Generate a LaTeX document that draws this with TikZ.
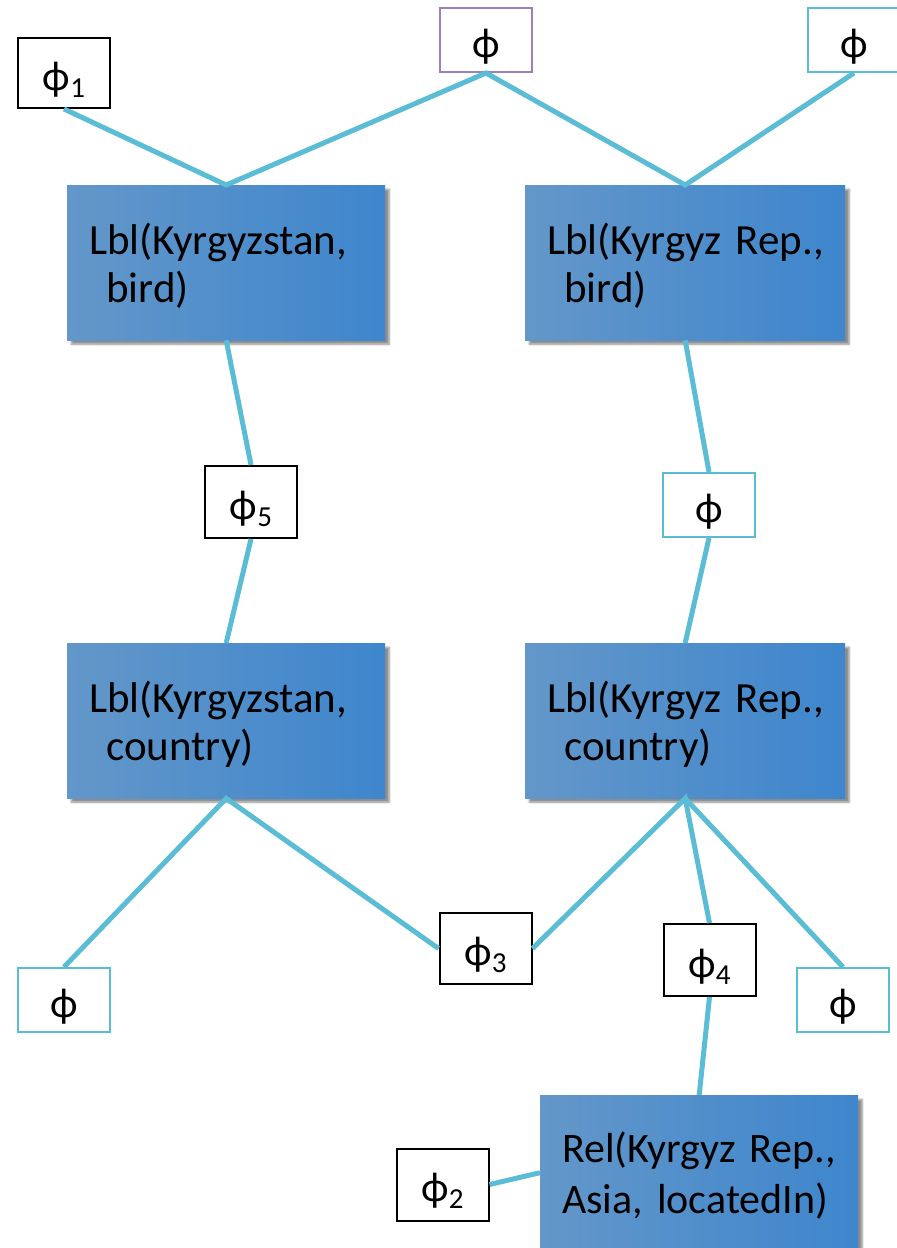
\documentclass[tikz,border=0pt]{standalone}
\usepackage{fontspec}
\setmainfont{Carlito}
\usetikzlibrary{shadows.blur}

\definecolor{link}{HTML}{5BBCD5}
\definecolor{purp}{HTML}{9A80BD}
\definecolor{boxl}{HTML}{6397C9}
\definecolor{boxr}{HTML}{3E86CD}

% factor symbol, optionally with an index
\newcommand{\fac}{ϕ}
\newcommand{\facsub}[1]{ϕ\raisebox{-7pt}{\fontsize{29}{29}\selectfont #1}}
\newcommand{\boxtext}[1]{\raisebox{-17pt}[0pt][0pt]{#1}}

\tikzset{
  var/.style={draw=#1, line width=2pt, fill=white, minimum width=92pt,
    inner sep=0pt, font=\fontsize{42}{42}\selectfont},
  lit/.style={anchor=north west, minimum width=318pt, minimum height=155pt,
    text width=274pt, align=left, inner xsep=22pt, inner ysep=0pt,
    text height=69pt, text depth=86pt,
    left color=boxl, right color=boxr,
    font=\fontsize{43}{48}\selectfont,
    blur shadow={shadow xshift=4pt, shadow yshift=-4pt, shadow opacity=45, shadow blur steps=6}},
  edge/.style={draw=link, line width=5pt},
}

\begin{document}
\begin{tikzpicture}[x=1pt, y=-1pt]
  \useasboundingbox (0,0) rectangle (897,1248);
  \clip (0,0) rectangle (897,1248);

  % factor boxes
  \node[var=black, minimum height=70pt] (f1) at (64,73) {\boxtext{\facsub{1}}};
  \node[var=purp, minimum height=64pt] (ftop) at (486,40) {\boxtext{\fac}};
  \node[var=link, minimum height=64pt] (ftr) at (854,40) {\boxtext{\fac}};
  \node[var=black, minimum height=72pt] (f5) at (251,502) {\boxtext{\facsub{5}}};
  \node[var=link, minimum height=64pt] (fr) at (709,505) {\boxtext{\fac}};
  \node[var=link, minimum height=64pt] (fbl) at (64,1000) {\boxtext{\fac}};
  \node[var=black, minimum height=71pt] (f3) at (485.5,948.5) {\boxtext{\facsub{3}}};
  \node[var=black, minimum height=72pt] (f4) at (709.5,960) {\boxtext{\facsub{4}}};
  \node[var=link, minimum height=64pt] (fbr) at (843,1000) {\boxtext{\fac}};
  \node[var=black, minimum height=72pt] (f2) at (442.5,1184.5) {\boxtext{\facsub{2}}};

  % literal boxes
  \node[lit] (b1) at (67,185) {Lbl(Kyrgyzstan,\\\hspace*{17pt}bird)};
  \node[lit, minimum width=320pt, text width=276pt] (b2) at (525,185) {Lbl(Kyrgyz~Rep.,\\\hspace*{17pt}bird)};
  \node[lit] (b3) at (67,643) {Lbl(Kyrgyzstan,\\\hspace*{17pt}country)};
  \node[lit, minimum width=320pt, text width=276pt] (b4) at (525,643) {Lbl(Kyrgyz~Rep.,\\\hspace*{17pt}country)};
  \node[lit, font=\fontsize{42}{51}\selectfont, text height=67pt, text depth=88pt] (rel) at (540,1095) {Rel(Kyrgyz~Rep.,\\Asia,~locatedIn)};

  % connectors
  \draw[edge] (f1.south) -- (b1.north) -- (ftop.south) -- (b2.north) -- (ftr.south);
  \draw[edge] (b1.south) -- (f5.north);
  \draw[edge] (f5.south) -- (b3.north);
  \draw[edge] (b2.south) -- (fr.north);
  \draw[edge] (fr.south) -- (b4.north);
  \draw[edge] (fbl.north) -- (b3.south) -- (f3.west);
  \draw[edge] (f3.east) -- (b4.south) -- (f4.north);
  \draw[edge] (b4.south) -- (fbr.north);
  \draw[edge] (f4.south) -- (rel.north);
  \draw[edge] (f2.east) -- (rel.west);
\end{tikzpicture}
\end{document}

# # #

- _GIVEN INSTRUCTION_: Your task is to collect every line above that contains the word "with".

- _RESULT OF THE EXERCISE_:
Generate a LaTeX document that draws this with TikZ.
% factor symbol, optionally with an index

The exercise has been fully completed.